Par ailleurs, un certain nombre de milices djihadistes sont manifestement directement financées par les acteurs de la coalition. Pourquoi ? Parce que les différents pays qui composent celle-ci ont refusé de s'impliquer réellement sur le terrain. Certes, des offensives ont été ponctuellement menées par des soldats saoudiens et émiratis, mais elles ont été extrêmement marginales, car elles ont fait des victimes dans leurs rangs. Or, ces pays ne sont pas prêts à payer un tel prix. Ils ont donc fait appel à des mercenaires et à l'armée soudanaise qu'ils utilisent, suivant une logique fondamentalement raciste, comme chair à canon dans une guerre qu'ils ne souhaitent pas mener directement.

Ils s'appuient également, par ailleurs, sur des acteurs yéménites. Mais, les sudistes – qui, à l'instar des tribus, s'inscrivent dans une logique territoriale – n'étant pas forcément disposés à aller se battre contre les Houthis dans le nord du pays, les seuls acteurs locaux qui ont le carburant idéologique nécessaire pour aller combattre sont les groupes salafistes, dont certains sont donc financés par l'Arabie Saoudite et les Émirats arabes unis. C'est extrêmement problématique, non pas parce que tous les salafistes mériteraient la mort ou seraient proches d'al-Qaida, mais parce que l'on constate une forme de continuum. En effet, les acteurs du salafisme armé s'inscrivent dans des logiques confessionnelles de polarisation entre sunnites et chiites qui, on l'a vu en Irak, sont coûteuses. Dès lors que ce type de mécaniques identitaires est enclenché, il est très difficile d'en sortir.
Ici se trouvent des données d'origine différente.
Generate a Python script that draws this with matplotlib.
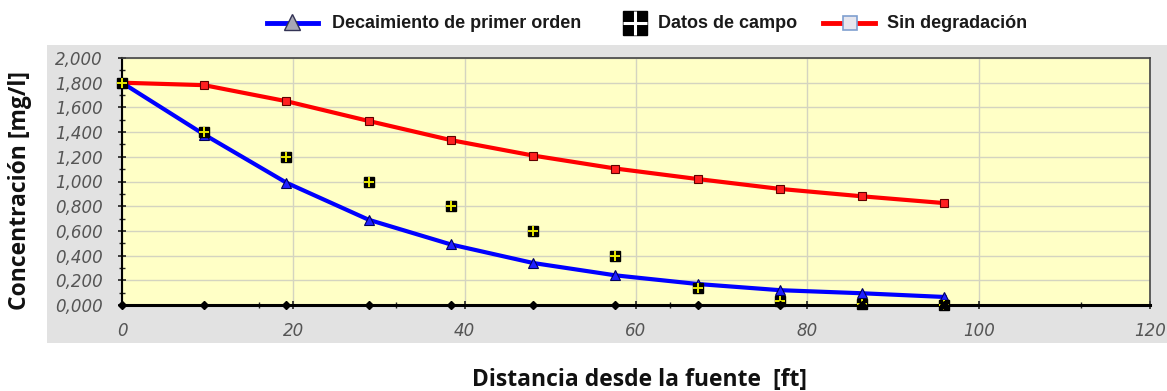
import matplotlib
matplotlib.use("Agg")
import matplotlib.pyplot as plt
from matplotlib.lines import Line2D
from matplotlib.patches import Rectangle
from matplotlib.ticker import FuncFormatter, MultipleLocator

# Distance from source [ft]
distancia = [0, 9.6, 19.2, 28.8, 38.4, 48.0, 57.6, 67.2, 76.8, 86.4, 96.0]
# First-order decay model
decaimiento = [1.80, 1.38, 0.99, 0.69, 0.49, 0.34, 0.24, 0.17, 0.12, 0.095, 0.065]
# Field measurements
datos_campo = [1.80, 1.40, 1.20, 1.00, 0.80, 0.60, 0.40, 0.14, 0.03, 0.01, 0.0]
# No degradation model
sin_degradacion = [1.80, 1.78, 1.65, 1.49, 1.335, 1.21, 1.105, 1.02, 0.94, 0.88, 0.825]

y_ticks = [0.0, 0.2, 0.4, 0.6, 0.8, 1.0, 1.2, 1.4, 1.6, 1.8, 2.0]
x_ticks = [0, 20, 40, 60, 80, 100, 120]

etiquetas = ["Decaimiento de primer orden", "Datos de campo", "Sin degradación"]

W, H = 1167, 391
fig = plt.figure(figsize=(W / 100, H / 100), dpi=100)
fig.patch.set_facecolor("white")


def fx(px):
    return px / W


def fy(py):
    return 1 - py / H


# Grey chart panel behind the plot area
fig.patches.append(Rectangle((fx(47), fy(343)), 1 - fx(47), (343 - 45) / H,
                             transform=fig.transFigure, facecolor="#e2e2e2",
                             edgecolor="none", zorder=-5))

ax = fig.add_axes([fx(122), fy(305), (1150 - 122) / W, (305 - 58) / H])
ax.set_zorder(2)
ax.set_facecolor("#ffffc6")
ax.set_xlim(0, 120)
ax.set_ylim(0, 2.0)

ax.set_yticks(y_ticks)
ax.set_xticks(x_ticks)
ax.xaxis.set_minor_locator(MultipleLocator(16))
ax.yaxis.set_minor_locator(MultipleLocator(0.1))
ax.yaxis.set_major_formatter(FuncFormatter(lambda v, p: f"{v:.3f}".replace(".", ",")))
ax.grid(True, which="major", color="#d4d4c0", linewidth=1.0)
ax.set_axisbelow(True)

for lab in ax.get_yticklabels() + ax.get_xticklabels():
    lab.set_fontstyle("italic")
    lab.set_fontsize(12)
    lab.set_color("#555555")
ax.tick_params(axis="both", which="major", length=6, width=1.2, color="#222222", direction="inout")
ax.tick_params(axis="both", which="minor", length=4, width=1.0, color="#222222", direction="inout")
ax.tick_params(axis="y", which="major", pad=11)
ax.tick_params(axis="x", which="major", pad=9)

for side in ["top", "right"]:
    ax.spines[side].set_color("#444444")
    ax.spines[side].set_linewidth(1.2)
ax.spines["bottom"].set_color("#000000")
ax.spines["bottom"].set_linewidth(2.2)
ax.spines["left"].set_color("#000000")
ax.spines["left"].set_linewidth(1.5)

# Model curves
ax.plot(distancia, sin_degradacion, color="#ff0000", linewidth=3, zorder=3,
        marker="s", markersize=6, markerfacecolor="#ff2020", markeredgecolor="#600000",
        markeredgewidth=0.8, clip_on=False)
ax.plot(distancia, decaimiento, color="#0000ff", linewidth=3, zorder=3,
        marker="^", markersize=6.5, markerfacecolor="#2020ff", markeredgecolor="#000060",
        markeredgewidth=0.8, clip_on=False)

# Field data: black squares crossed by yellow lines
ax.plot(distancia, datos_campo, linestyle="none", marker="s", markersize=7.5,
        color="#000000", zorder=4, clip_on=False)
ax.plot(distancia, datos_campo, linestyle="none", marker="+", markersize=7.5,
        markeredgewidth=1.4, color="#e8e800", zorder=5, clip_on=False)

# Sample positions along the distance axis
ax.plot(distancia, [0] * len(distancia), linestyle="none", marker="D", markersize=4,
        color="#000000", zorder=6, clip_on=False)

fig.text(fx(20), fy(190), "Concentración [mg/l]", rotation=90, fontfamily="Open Sans",
         fontweight="bold", fontsize=16.5, color="#111111", ha="center", va="center")
fig.text(fx(640), fy(380), "Distancia desde la fuente  [ft]", fontfamily="Open Sans",
         fontweight="bold", fontsize=16.5, color="#111111", ha="center", va="center")

# Legend row across the top
ly = fy(23)
leg_font = dict(family="Liberation Sans", weight="bold", size=13, color="#1a1a1a")

fig.add_artist(Line2D([fx(267), fx(318)], [ly, ly], transform=fig.transFigure,
                      color="#0000ff", linewidth=3.5))
fig.add_artist(Line2D([fx(292)], [ly + 1.5 / H], transform=fig.transFigure, linestyle="none",
                      marker="^", markersize=11, markerfacecolor="#a8a8b4",
                      markeredgecolor="#333355", markeredgewidth=1.0))
fig.text(fx(332), ly, etiquetas[0], va="center", ha="left", **leg_font)

fig.add_artist(Line2D([fx(635)], [ly], transform=fig.transFigure, linestyle="none",
                      marker="s", markersize=17, color="#000000"))
fig.add_artist(Line2D([fx(635)], [ly], transform=fig.transFigure, linestyle="none",
                      marker="+", markersize=17, markeredgewidth=2.2, color="#ffffff"))
fig.text(fx(658), ly, etiquetas[1], va="center", ha="left", **leg_font)

fig.add_artist(Line2D([fx(823), fx(875)], [ly, ly], transform=fig.transFigure,
                      color="#ff0000", linewidth=3.5))
fig.add_artist(Line2D([fx(850)], [ly], transform=fig.transFigure, linestyle="none",
                      marker="s", markersize=10, markerfacecolor="#e6e6ee",
                      markeredgecolor="#7f9fcf", markeredgewidth=1.2))
fig.text(fx(887), ly, etiquetas[2], va="center", ha="left", **leg_font)

fig.savefig("out.png", dpi=100, facecolor="white")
Certes, les Saoudiens et les Émiratis peuvent être de bonne foi : leur objectif est peut-être de combattre les djihadistes, parallèlement à leur lutte contre l'influence iranienne. Mais l'opérationnalisation de ces objectifs et de cette politique suscite un certain nombre d'interrogations. Il ne faut donc pas prendre les politiques menées pour argent comptant. Ces diplomaties manquent d'expérience et de ressources humaines. S'ériger en chef de guerre, se projeter comme une puissance régionale, cela s'apprend et nécessite autre chose que des sous.